On the Fundamental Limits of Exact Inference in Structured Prediction

TL;DR

This paper investigates the fundamental theoretical limits of exact inference in structured prediction models, particularly Markov random fields, revealing tight conditions for recovery and highlighting gaps in current computational methods.

Contribution

It derives tight necessary and sufficient conditions for exact recovery in structured prediction, and identifies a gap between these limits and existing tractable algorithms.

Findings

Necessary and sufficient conditions for exact recovery are tight up to a logarithmic factor.

There exists a gap between fundamental limits and the performance of current polynomial-time algorithms.

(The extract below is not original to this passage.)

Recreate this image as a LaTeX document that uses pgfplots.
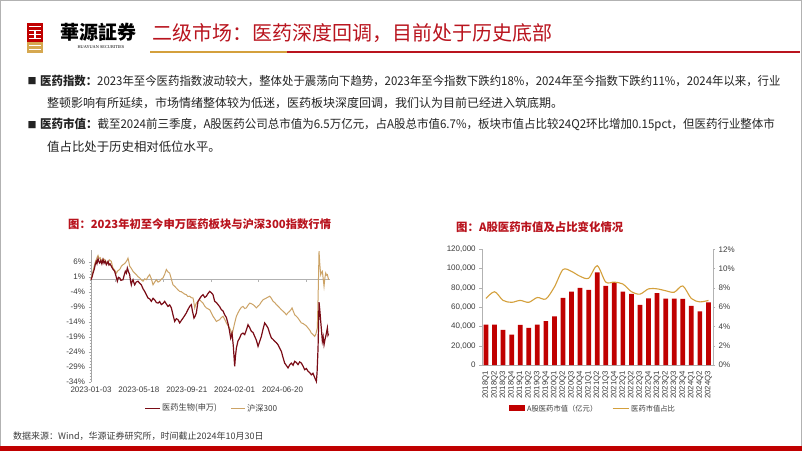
\documentclass[border=0pt]{standalone}
\usepackage{pgfplots}
\pgfplotsset{compat=1.18}
\usepackage{fontspec}
\setmainfont{Liberation Sans}
\newfontfamily\cjk{Noto Sans CJK SC}
\newfontfamily\lserif{Liberation Serif}
\definecolor{titlered}{RGB}{185,20,30}
\definecolor{gold}{RGB}{214,168,80}
\definecolor{maroonc}{RGB}{122,12,22}
\definecolor{tanc}{RGB}{204,163,102}
\definecolor{barred}{RGB}{192,0,0}
\definecolor{goldline}{RGB}{212,160,60}
\definecolor{txt}{RGB}{35,35,35}
\definecolor{ticktxt}{RGB}{60,60,60}
\begin{document}
\begin{tikzpicture}[x=1pt,y=1pt]
\useasboundingbox (0,0) rectangle (802,451);
\fill[white] (0,0) rectangle (802,451);
\draw[gray!60, line width=0.8pt] (0.4,0.4) rectangle (801.6,450.6);
% bottom band
\fill[barred] (0,0) rectangle (802,5);
% logo
\fill[barred] (27,409) rectangle (43,428);
\fill[white] (29,424) rectangle (41,425.2);
\fill[white] (29,420) rectangle (41,421.2);
\fill[white] (29,416) rectangle (41,417.2);
\fill[white] (29,412) rectangle (41,413.2);
\fill[white] (34.4,412) rectangle (35.6,421);
\fill[gold] (27,398) rectangle (43,409);
\fill[white] (29,401) rectangle (41,402.2);
\fill[white] (29,405) rectangle (41,406.2);
\node[anchor=center, inner sep=0] at (98,419) {\cjk\bfseries\fontsize{19}{21}\selectfont 華源証券};
\node[anchor=center, inner sep=0] at (101,403.5) {\lserif\fontsize{4.3}{5}\selectfont HUAYUAN SECURITIES};
% title
\node[anchor=west, inner sep=0, text=titlered] at (152,418) {\cjk\fontsize{20}{22}\selectfont 二级市场：医药深度回调，目前处于历史底部};
\draw[goldline, line width=2pt] (150,399) -- (287,399);
\draw[titlered, line width=2pt] (287,399) -- (800,399);
% body text
\node[anchor=center, inner sep=0, text=txt] at (32,370) {\cjk\fontsize{9}{10}\selectfont ■};
\node[anchor=west, inner sep=0, text=txt] at (40,370) {\scalebox{0.95}[1]{\cjk\fontsize{12}{14}\selectfont {\bfseries 医药指数：}2023年至今医药指数波动较大，整体处于震荡向下趋势，2023年至今指数下跌约18\%，2024年至今指数下跌约11\%，2024年以来，行业}};
\node[anchor=west, inner sep=0, text=txt] at (47,348) {\cjk\fontsize{12}{14}\selectfont 整顿影响有所延续，市场情绪整体较为低迷，医药板块深度回调，我们认为目前已经进入筑底期。};
\node[anchor=center, inner sep=0, text=txt] at (32,326) {\cjk\fontsize{9}{10}\selectfont ■};
\node[anchor=west, inner sep=0, text=txt] at (40,326) {\scalebox{0.957}[1]{\cjk\fontsize{12}{14}\selectfont {\bfseries 医药市值：}截至2024前三季度，A股医药公司总市值为6.5万亿元，占A股总市值6.7\%，板块市值占比较24Q2环比增加0.15pct，但医药行业整体市}};
\node[anchor=west, inner sep=0, text=txt] at (47,304) {\cjk\fontsize{12.4}{14}\selectfont 值占比处于历史相对低位水平。};
% chart titles
\node[anchor=west, inner sep=0, text=titlered] at (68,227) {\cjk\bfseries\fontsize{11.3}{13}\selectfont 图：2023年初至今申万医药板块与沪深300指数行情};
\node[anchor=west, inner sep=0, text=titlered] at (456,224) {\cjk\bfseries\fontsize{11.4}{13}\selectfont 图：A股医药市值及占比变化情况};
% footer
\node[anchor=west, inner sep=0, text=ticktxt] at (13,15.3) {\cjk\fontsize{9}{10}\selectfont 数据来源：Wind，华源证券研究所，时间截止2024年10月30日};

% ---------------- line chart ----------------
\begin{axis}[
  at={(91pt,69.3pt)}, anchor=south west, scale only axis,
  width=239.4pt, height=132pt,
  xmin=0, xmax=440, ymin=-34, ymax=10,
  axis lines=left, axis line style={-, draw=gray!70},
  x axis line style={draw=none},
  xtick={0,88,176,264,352},
  xticklabels={2023-01-03,2023-05-18,2023-09-21,2024-02-01,2024-06-20},
  ytick={-34,-29,-24,-19,-14,-9,-4,1,6},
  yticklabels={-34\%,-29\%,-24\%,-19\%,-14\%,-9\%,-4\%,1\%,6\%},
  minor y tick num=4,
  tick align=outside, major tick length=2.5pt, minor tick length=1.5pt,
  x tick style={draw=none}, y tick style={gray!70},
  tick label style={font=\fontsize{8}{9}\selectfont, text=ticktxt},
  xticklabel style={yshift=1pt},
  clip=false,
]
\draw[gray!60, line width=0.6pt] (axis cs:0,0) -- (axis cs:440,0);
\pgfplotsinvokeforeach{44,132,220,308,396}{\draw[gray!60] (axis cs:#1,0) -- (axis cs:#1,-0.7);}
\addplot[tanc, line width=1pt] coordinates {
(0,0) (2,1.5) (3.7,2.8) (6,4.6) (8,6.0) (9.8,6.7) (11.5,7.6) (12.9,8.1) (15,7.0) (17,7.3) (19,6.1) (22,7.0) (25.1,6.7) (28,5.9) (31.3,5.6) (34,6.6) (37.4,6.1) (39,4.8) (40.4,3.9) (43.5,3.2) (46.6,2.2) (49.5,3.0) (52.7,3.4) (55.8,4.5) (58.8,5.0) (62,5.4) (65,6.1) (66.5,6.6) (68,7.2) (69.5,6.0) (71.1,4.5) (74,3.8) (77.2,2.8) (80.3,2.2) (83.3,1.7) (86.4,1.0) (89.5,0.6) (92.5,0.0) (95.6,-0.5) (98.7,0.3) (101.7,0.0) (104.8,1.0) (107.8,1.7) (110.9,0.3) (114,-1.7) (117,-0.8) (120.1,0.0) (123.2,-0.8) (126.2,-0.5) (129.3,0.2) (132.4,0.6) (135.4,1.8) (138.5,3.4) (141.5,2.6) (144.6,2.2) (147.7,0.2) (150.7,-1.7) (153.8,-2.2) (156.9,-2.8) (160,-3.4) (163,-3.9) (166,-4.0) (169.1,-4.4) (172,-4.8) (175.2,-5.0) (178,-5.6) (181.4,-5.5) (184.4,-6.0) (187.5,-6.1) (189,-7.5) (190.6,-9.4) (192,-8.5) (193.6,-7.8) (196.7,-7.2) (199.8,-6.7) (202.8,-7.3) (205.9,-7.8) (209,-8.8) (212,-9.4) (215,-9.7) (218.1,-10.0) (221,-11.0) (224.3,-12.2) (227.3,-13.0) (230.4,-13.9) (233.5,-13.6) (236.5,-13.3) (239.6,-12.6) (242.6,-12.2) (245.7,-13.2) (248.8,-14.4) (251.8,-15.3) (254.9,-16.1) (257,-17.0) (259.2,-18.3) (261.5,-16.5) (264.1,-14.4) (267.2,-12.2) (270.3,-11.0) (273.3,-10.0) (276.4,-9.2) (279.4,-8.9) (282.5,-9.6) (285.5,-9.4) (288.6,-8.5) (291.7,-7.8) (294.7,-8.0) (297.8,-8.3) (300.9,-8.8) (303.9,-9.4) (307,-8.8) (310,-8.3) (313.1,-7.4) (316.2,-6.7) (319.2,-6.4) (322.3,-6.1) (325.4,-5.8) (328.4,-5.5) (331.5,-6.2) (334.6,-7.2) (337.6,-7.6) (340.7,-8.3) (343.8,-8.8) (346.8,-9.4) (349.9,-10.0) (352.9,-10.5) (356,-11.0) (359.1,-11.7) (362.1,-11.0) (365.2,-10.5) (367.5,-10.0) (369.5,-9.4) (372,-10.6) (374.4,-11.7) (377.5,-12.2) (380.5,-12.8) (383.5,-13.6) (386.6,-14.4) (389.7,-14.6) (392.8,-15.0) (395.8,-15.4) (398.9,-16.1) (402,-16.8) (405,-17.8) (408,-18.3) (411.1,-18.9) (413.5,-18.0) (416,-16.1) (417.6,-4.0) (419.1,9.5) (420.6,5.0) (422.2,1.7) (423.7,2.5) (425.2,2.8) (426.7,0.5) (428.3,-2.2) (429.8,0.5) (431.4,2.2) (433,1.5) (434.4,1.7) (435.6,0.8) (436.8,0.0)
};
\addplot[maroonc, line width=1.2pt] coordinates {
(0,0) (2,1.0) (3.7,2.2) (6,3.5) (8,5.2) (9.8,6.1) (11,5.4) (12.9,7.0) (14.5,6.0) (15.9,5.6) (18,6.4) (20,5.3) (22.1,6.7) (24,5.5) (26,6.2) (28.2,5.0) (30,5.6) (31.3,6.1) (33,4.9) (35,5.3) (37.4,4.5) (40,3.6) (43.5,2.8) (46,1.2) (48.4,-0.5) (50.5,0.8) (52.7,0.6) (55,-0.2) (58.8,0.0) (61,1.5) (63.1,2.8) (65,2.2) (66.8,3.9) (69,2.6) (71.1,1.7) (72.5,-0.3) (74.1,-1.7) (75.5,-0.6) (77.2,0.0) (78.8,-1.0) (80.3,-1.7) (83,-0.8) (86.4,-0.5) (89.5,-1.2) (92.5,-1.7) (95.6,-3.0) (98.7,-3.9) (101.7,-5.0) (104.8,-6.1) (107.8,-6.4) (110.9,-7.2) (114,-6.2) (117,-6.7) (120.1,-7.6) (123.2,-7.8) (126.2,-7.3) (129.3,-8.3) (132.4,-7.9) (135.4,-7.2) (138.5,-8.1) (141.5,-8.9) (144.6,-8.4) (147.7,-9.4) (150.7,-11.7) (153.8,-13.9) (156.9,-13.0) (159.9,-13.3) (163,-14.4) (166,-13.6) (169.1,-12.8) (172,-12.0) (175.2,-11.1) (178,-10.0) (181.4,-8.9) (184.4,-8.3) (186.5,-10.5) (189.3,-12.8) (191,-12.3) (193.6,-11.1) (196.7,-7.2) (199.8,-6.3) (202.8,-5.5) (205.9,-5.0) (209,-5.9) (212,-5.5) (215,-4.6) (218.1,-3.9) (221,-4.3) (224.3,-5.0) (227.3,-7.2) (230.4,-7.6) (233.5,-8.3) (236.5,-9.0) (239.6,-10.0) (242.6,-10.4) (245.7,-11.7) (248.8,-12.6) (251.8,-14.6) (254.5,-17.0) (256.7,-19.4) (259.2,-17.8) (261.5,-22.0) (264.1,-28.9) (265.5,-25.5) (267.2,-22.8) (270,-20.5) (273.3,-19.4) (276,-18.2) (279.4,-17.8) (282.5,-18.3) (285.5,-16.8) (288.6,-15.0) (291.7,-16.0) (294.7,-17.2) (297.8,-17.6) (300.9,-18.9) (304,-20.2) (307,-22.2) (310,-20.6) (313.1,-18.9) (316.2,-16.5) (319.2,-14.4) (322.3,-15.2) (325.4,-16.1) (328.4,-17.9) (331.5,-19.4) (334.6,-19.9) (337.6,-20.5) (340.7,-21.0) (343.8,-21.7) (346.8,-22.8) (349.9,-23.9) (353,-26.0) (356,-27.8) (359.1,-28.6) (362.1,-29.4) (365.2,-28.4) (368.3,-27.8) (371.4,-28.5) (374.4,-27.2) (377.5,-27.6) (380.5,-28.3) (383.5,-27.4) (386.6,-27.8) (389.7,-28.8) (392.8,-30.0) (395.8,-29.6) (398.9,-30.5) (402,-31.0) (405,-31.7) (408,-31.2) (411.1,-32.6) (414.2,-33.9) (415.5,-31.0) (417.3,-22.8) (419.1,-7.5) (420.5,-10.0) (422.2,-13.9) (423.7,-17.0) (425.2,-20.5) (426.7,-19.0) (428.3,-21.7) (430,-20.0) (431.4,-18.9) (433,-17.5) (434.4,-16.1) (435.6,-18.5) (436.8,-18.0)
};
\end{axis}
% line chart legend
\draw[maroonc, line width=1.2pt] (145,42.7) -- (160,42.7);
\node[anchor=west, inner sep=0, text=ticktxt] at (162,42.7) {\cjk\fontsize{8.2}{9}\selectfont 医药生物(申万)};
\draw[tanc, line width=1.2pt] (231,42.7) -- (245,42.7);
\node[anchor=west, inner sep=0, text=ticktxt] at (247,42.7) {\cjk\fontsize{8.2}{9}\selectfont 沪深300};

% ---------------- bar chart ----------------
\begin{axis}[
  at={(481.7pt,86pt)}, anchor=south west, scale only axis,
  width=231pt, height=115.7pt,
  xmin=-0.5, xmax=26.5, ymin=0, ymax=120000,
  scaled y ticks=false,
  axis lines=left, axis line style={-, draw=gray!60},
  ytick={0,20000,40000,60000,80000,100000,120000},
  yticklabels={0,{20,000},{40,000},{60,000},{80,000},{100,000},{120,000}},
  xtick={0,...,26},
  xticklabels={2018Q1,2018Q2,2018Q3,2018Q4,2019Q1,2019Q2,2019Q3,2019Q4,2020Q1,2020Q2,2020Q3,2020Q4,2021Q1,2021Q2,2021Q3,2021Q4,2022Q1,2022Q2,2022Q3,2022Q4,2023Q1,2023Q2,2023Q3,2023Q4,2024Q1,2024Q2,2024Q3},
  xticklabel style={rotate=90, anchor=east, font=\fontsize{7.8}{9}\selectfont, text=ticktxt},
  yticklabel style={font=\fontsize{8}{9}\selectfont, text=ticktxt},
  tick align=outside, major tick length=2.5pt,
  x tick style={draw=none}, y tick style={gray!60},
]
\addplot[ybar, bar width=0.55, fill=barred, draw=none] coordinates {
(0,42000) (1,42000) (2,36500) (3,31500) (4,41500) (5,38500) (6,42000) (7,45500) (8,50500) (9,69500) (10,76000) (11,80000) (12,78000) (13,96000) (14,82000) (15,86000) (16,76000) (17,73800) (18,62300) (19,69200) (20,74500) (21,68800) (22,68800) (23,68500) (24,61200) (25,55500) (26,65000)
};
\end{axis}
\begin{axis}[
  at={(481.7pt,86pt)}, anchor=south west, scale only axis,
  width=231pt, height=115.7pt,
  xmin=-0.5, xmax=26.5, ymin=0, ymax=12,
  axis x line=none, axis y line*=right, axis line style={-, draw=gray!60},
  ytick={0,2,4,6,8,10,12},
  yticklabels={0\%,2\%,4\%,6\%,8\%,10\%,12\%},
  yticklabel style={font=\fontsize{8}{9}\selectfont, text=ticktxt},
  tick align=outside, major tick length=2.5pt, y tick style={gray!60},
]
\addplot[goldline, line width=1.1pt, smooth] coordinates {
(0,6.9) (1,7.6) (2,6.7) (3,6.5) (4,6.7) (5,6.5) (6,7.0) (7,6.85) (8,8.1) (9,9.9) (10,9.7) (11,9.2) (12,9.0) (13,10.3) (14,8.6) (15,8.6) (16,8.4) (17,7.6) (18,7.35) (19,7.9) (20,7.9) (21,7.7) (22,7.55) (23,8.2) (24,6.9) (25,6.55) (26,6.7)
};
\end{axis}
% bar chart legend
\fill[barred] (509,40) rectangle (525,46);
\node[anchor=west, inner sep=0, text=ticktxt] at (527,42.6) {\cjk\fontsize{7.3}{8}\selectfont A股医药市值（亿元）};
\draw[goldline, line width=1.1pt] (612.5,42.6) -- (628.5,42.6);
\node[anchor=west, inner sep=0, text=ticktxt] at (631,42.6) {\cjk\fontsize{7.3}{8}\selectfont 医药市值占比};
\end{tikzpicture}
\end{document}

The results apply broadly to various graph structures in structured prediction.

Abstract

Inference is a main task in structured prediction and it is naturally modeled with a graph. In the context of Markov random fields, noisy observations corresponding to nodes and edges are usually involved, and the goal of exact inference is to recover the unknown true label for each node precisely. The focus of this paper is on the fundamental limits of exact recovery irrespective of computational efficiency, assuming the generative process proposed by Globerson et al. (2015). We derive the necessary condition for any algorithm and the sufficient condition for maximum likelihood estimation to achieve exact recovery with high probability, and reveal that the sufficient and necessary conditions are tight up to a logarithmic factor for a wide range of graphs. Finally, we show that there exists a gap between the fundamental limits and the performance of the computationally tractable method of Bello and Honorio (2019), which implies the need for further development of algorithms for exact inference.